In competitive spaces, you’re not competing against your past self, you’re competing against everything else that entered the index more recently. That’s why authority, structure, and clarity matter more than chasing core update fixes.

Final Thought

If your SEO strategy still revolves around:

Waiting for updates  → Recovering from updates  → Fixing for updates

You’re playing defense in a system that rewards consistency, clarity and credibility.

The key is demonstrating expertise, experience, authoritativeness and trustworthiness in ways that both users and AI systems can recognize and value.
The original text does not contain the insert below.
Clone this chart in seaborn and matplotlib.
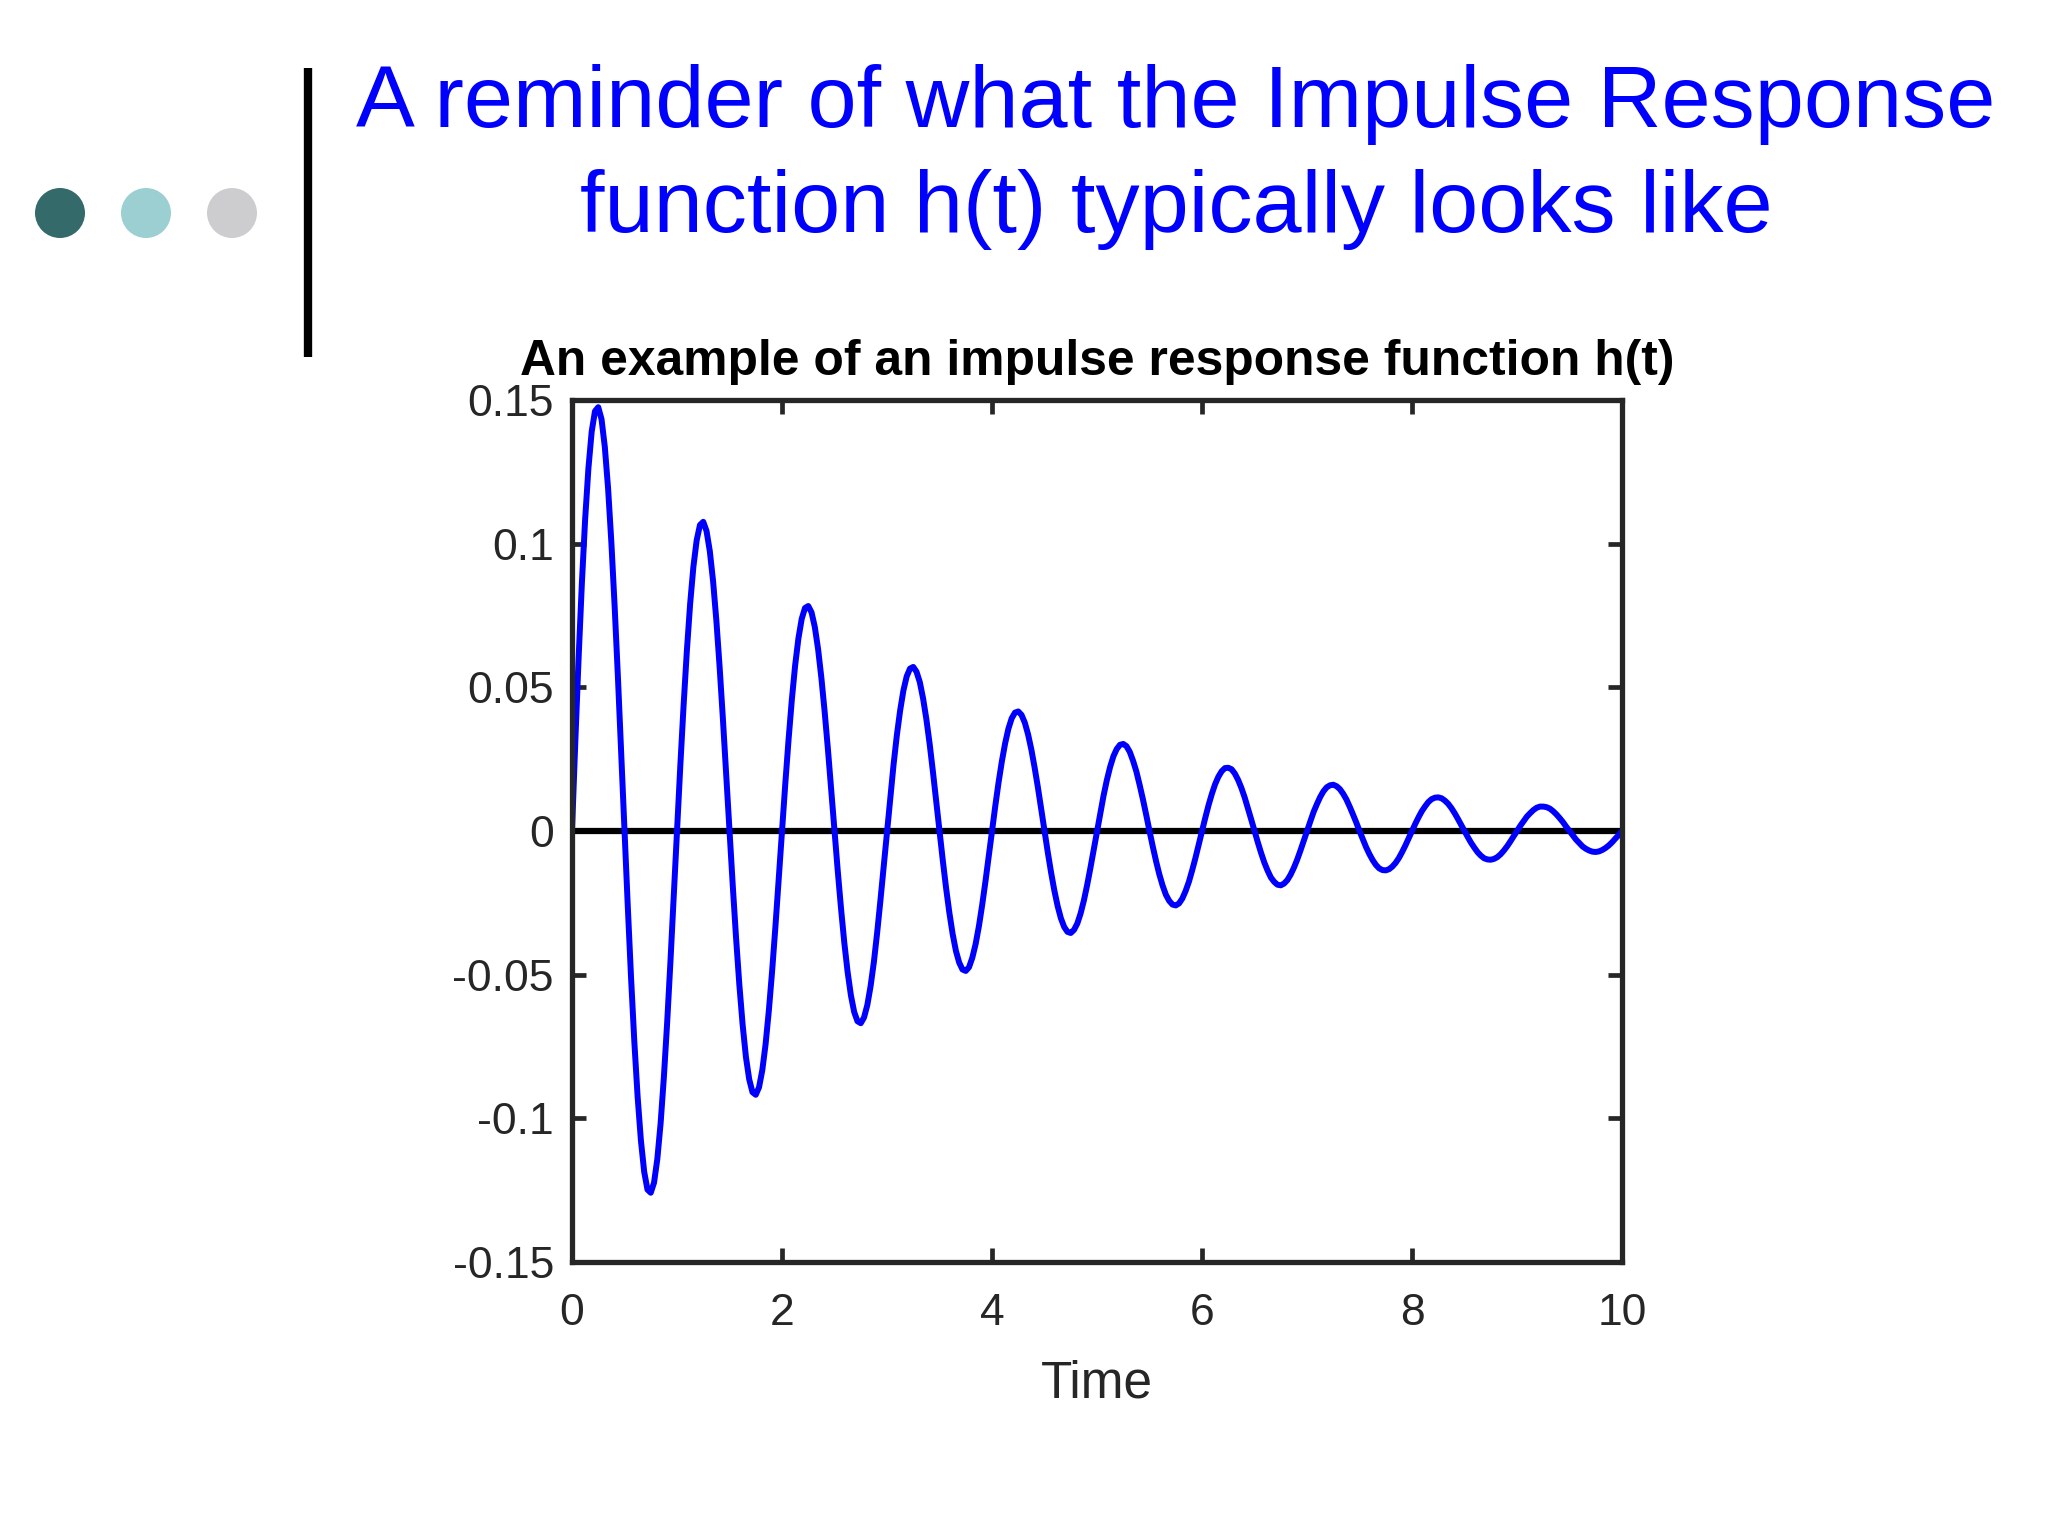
import numpy as np
import pandas as pd
import matplotlib
matplotlib.use("Agg")
import matplotlib.pyplot as plt
from matplotlib.patches import Ellipse
from matplotlib.lines import Line2D
import seaborn as sns

cycle_0 = [0.0000, 0.0308, 0.0598, 0.0860, 0.1084, 0.1262, 0.1390, 0.1461,
           0.1475, 0.1433, 0.1337, 0.1192, 0.1004, 0.0781, 0.0534, 0.0269,
           0.0000, -0.0262, -0.0511, -0.0734, -0.0925, -0.1077, -0.1186, -0.1248,
           -0.1259, -0.1224, -0.1142, -0.1018, -0.0857, -0.0667, -0.0455, -0.0230]
cycle_1 = [0.0000, 0.0225, 0.0435, 0.0626, 0.0790, 0.0920, 0.1012, 0.1065,
           0.1076, 0.1044, 0.0974, 0.0869, 0.0732, 0.0569, 0.0388, 0.0196,
           0.0000, -0.0191, -0.0372, -0.0535, -0.0674, -0.0786, -0.0864, -0.0909,
           -0.0918, -0.0892, -0.0832, -0.0742, -0.0624, -0.0486, -0.0332, -0.0168]
cycle_2 = [0.0000, 0.0164, 0.0318, 0.0457, 0.0576, 0.0670, 0.0738, 0.0776,
           0.0783, 0.0761, 0.0710, 0.0633, 0.0533, 0.0415, 0.0284, 0.0143,
           0.0000, -0.0140, -0.0271, -0.0390, -0.0491, -0.0572, -0.0630, -0.0662,
           -0.0669, -0.0649, -0.0606, -0.0540, -0.0456, -0.0354, -0.0241, -0.0122]
cycle_3 = [0.0000, 0.0120, 0.0231, 0.0333, 0.0419, 0.0489, 0.0538, 0.0565,
           0.0571, 0.0554, 0.0518, 0.0461, 0.0389, 0.0303, 0.0206, 0.0104,
           0.0000, -0.0102, -0.0198, -0.0284, -0.0358, -0.0417, -0.0458, -0.0482,
           -0.0487, -0.0474, -0.0441, -0.0394, -0.0332, -0.0258, -0.0176, -0.0089]
cycle_4 = [0.0000, 0.0087, 0.0169, 0.0242, 0.0305, 0.0356, 0.0392, 0.0412,
           0.0416, 0.0404, 0.0377, 0.0336, 0.0283, 0.0220, 0.0151, 0.0076,
           0.0000, -0.0074, -0.0144, -0.0207, -0.0261, -0.0304, -0.0334, -0.0351,
           -0.0355, -0.0344, -0.0322, -0.0287, -0.0242, -0.0188, -0.0128, -0.0065]
cycle_5 = [0.0000, 0.0063, 0.0123, 0.0177, 0.0223, 0.0260, 0.0285, 0.0300,
           0.0303, 0.0295, 0.0275, 0.0244, 0.0207, 0.0160, 0.0110, 0.0056,
           0.0000, -0.0054, -0.0105, -0.0151, -0.0190, -0.0222, -0.0243, -0.0256,
           -0.0259, -0.0252, -0.0235, -0.0209, -0.0177, -0.0137, -0.0094, -0.0047]
cycle_6 = [0.0000, 0.0046, 0.0090, 0.0129, 0.0163, 0.0189, 0.0208, 0.0219,
           0.0220, 0.0215, 0.0200, 0.0178, 0.0150, 0.0117, 0.0079, 0.0040,
           0.0000, -0.0039, -0.0076, -0.0110, -0.0138, -0.0162, -0.0177, -0.0187,
           -0.0189, -0.0183, -0.0171, -0.0152, -0.0128, -0.0100, -0.0068, -0.0034]
cycle_7 = [0.0000, 0.0033, 0.0066, 0.0093, 0.0118, 0.0138, 0.0152, 0.0159,
           0.0161, 0.0156, 0.0146, 0.0130, 0.0110, 0.0085, 0.0058, 0.0030,
           0.0000, -0.0028, -0.0056, -0.0080, -0.0101, -0.0118, -0.0130, -0.0136,
           -0.0137, -0.0133, -0.0124, -0.0111, -0.0094, -0.0073, -0.0050, -0.0025]
cycle_8 = [0.0000, 0.0025, 0.0048, 0.0069, 0.0086, 0.0101, 0.0111, 0.0116,
           0.0117, 0.0114, 0.0106, 0.0095, 0.0080, 0.0062, 0.0042, 0.0021,
           0.0000, -0.0021, -0.0041, -0.0058, -0.0074, -0.0086, -0.0095, -0.0099,
           -0.0100, -0.0097, -0.0091, -0.0081, -0.0068, -0.0053, -0.0036, -0.0018]
cycle_9 = [0.0000, 0.0018, 0.0034, 0.0050, 0.0062, 0.0073, 0.0081, 0.0085,
           0.0085, 0.0083, 0.0078, 0.0069, 0.0058, 0.0045, 0.0031, 0.0015,
           0.0000, -0.0015, -0.0030, -0.0042, -0.0054, -0.0062, -0.0068, -0.0072,
           -0.0073, -0.0071, -0.0066, -0.0059, -0.0050, -0.0039, -0.0026, -0.0014]
end_value = [0.0000]

response = (cycle_0 + cycle_1 + cycle_2 + cycle_3 + cycle_4 + cycle_5 +
            cycle_6 + cycle_7 + cycle_8 + cycle_9 + end_value)
time = np.linspace(0, 10, len(response))

x_ticks = [0, 2, 4, 6, 8, 10]
x_tick_labels = ["0", "2", "4", "6", "8", "10"]
y_ticks = [-0.15, -0.1, -0.05, 0, 0.05, 0.1, 0.15]
y_tick_labels = ["-0.15", "-0.1", "-0.05", "0", "0.05", "0.1", "0.15"]

slide_title_lines = ["A reminder of what the Impulse Response",
                     "function h(t) typically looks like"]
chart_title = "An example of an impulse response function h(t)"
x_label = "Time"

df = pd.DataFrame({"Time": time, "h": response})

# ---- style ----
sns.set_theme(style="white")
plt.rcParams["font.family"] = ["Liberation Sans", "DejaVu Sans"]

W, H = 2048, 1536
fig = plt.figure(figsize=(W / 100, H / 100), dpi=100, facecolor="white")

# decorative dots
dot_colors = ["#356a6a", "#9ccfd1", "#cdcdcf"]
for cx, col in zip([60, 146, 232], dot_colors):
    fig.add_artist(Ellipse((cx / W, 1 - 213 / H), 50 / W, 50 / H,
                           transform=fig.transFigure, facecolor=col,
                           edgecolor="none"))
# vertical bar
fig.add_artist(Line2D([308 / W, 308 / W], [1 - 68 / H, 1 - 357 / H],
                      transform=fig.transFigure, color="black", lw=6,
                      solid_capstyle="butt"))

# slide title
fig.text(1176 / W, 1 - 127 / H, slide_title_lines[0], color="#0000ff",
         fontsize=63.5, ha="center", va="baseline")
fig.text(1176 / W, 1 - 232 / H, slide_title_lines[1], color="#0000ff",
         fontsize=63.5, ha="center", va="baseline")

# chart axes
ax = fig.add_axes([572 / W, 1 - 1262 / H, 1050 / W, 862 / H])
ax.axhline(0, color="black", linewidth=4.5, zorder=1)
sns.lineplot(data=df, x="Time", y="h", ax=ax, color="#0000ff", linewidth=4.3,
             estimator=None, sort=False, zorder=2)

ax.set_xlim(0, 10)
ax.set_ylim(-0.15, 0.15)
ax.set_xticks(x_ticks)
ax.set_xticklabels(x_tick_labels)
ax.set_yticks(y_ticks)
ax.set_yticklabels(y_tick_labels)
ax.set_ylabel("")
ax.set_xlabel(x_label, fontsize=37, color="#262626", labelpad=19)
ax.set_title(chart_title, fontsize=35.8, fontweight="bold", color="black", pad=18)

for s in ax.spines.values():
    s.set_visible(True)
    s.set_color("#262626")
    s.set_linewidth(3.8)

ax.tick_params(axis="both", which="major", direction="in", length=10,
               width=3.4, color="#262626", labelsize=32, labelcolor="#262626",
               top=True, right=True, bottom=True, left=True)
ax.tick_params(axis="x", pad=22)
ax.tick_params(axis="y", pad=13)
ax.grid(False)
ax.set_facecolor("white")

fig.savefig("out.png", dpi=100, facecolor="white")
The winners of 2026 won’t be the fastest reactors. They’ll be the brands that don’t need to react at all.

FAQs - December 2025 Core Update

Q1: What is the Google December 2025 core update?

It’s a broad algorithm adjustment that began rolling out on December 11, 2025, designed to continuously evaluate content relevance rather than periodic reassessment. This update reflects Google’s shift to ongoing quality evaluation.

Q2: When did the December 2025 core update begin?

The rollout started on December 11, 2025, and is expected to take up to three weeks to fully complete across all search results globally.

Q3: Why did my rankings drop if I didn’t change anything?

Ranking drops aren’t penalties they reflect relative reassessment. Your content is being compared against new, potentially better answers that recently entered the index. It’s about competitive positioning, not site quality issues.

Q4: What makes this update different from previous ones?

This is the first update following Google’s documentation change emphasizing continuous ranking adjustments. It marks the shift from periodic checkpoint updates to ongoing relevance evaluation in real-time.

Q5: Should I rewrite content during the rollout?

No. Avoid reactive changes mid-rollout. Monitor trends instead of daily swings, document patterns across content sections, and implement strategic improvements only after the rollout stabilizes.

Q6: How long does the December 2025 update volatility last?

Volatility typically persists throughout the 3-week rollout period and sometimes longer as Google refines ranking signals and reassesses content across competitive verticals.

Q7: Is this update a penalty for my website?

No. Core updates aren’t penalties. Google explicitly states that pages losing visibility don’t necessarily have problems they’re being re-evaluated against the current competitive landscape and improved quality standards.

Q8: How does this update relate to AI Overviews?

Core updates now work alongside AI Overviews and conversational search. Google evaluates content clarity, trustworthiness and real-time relevance factors critical for both traditional search and generative engine optimization (GEO).

Q9: What should I focus on instead of quick fixes?

Focus on building topical authority through structured content clusters, strengthening E-E-A-T signals, and demonstrating consistent expertise. Authority compounds over time reactive fixes don’t work anymore.

Q10: What were the key Google updates in 2025?

Three major updates occurred: March 2025 (moderate volatility), June 2025 (one of the largest ever with partial recoveries), and December 2025 (emphasizing continuous evaluation). Each showed Google’s progression toward ongoing quality reassessment.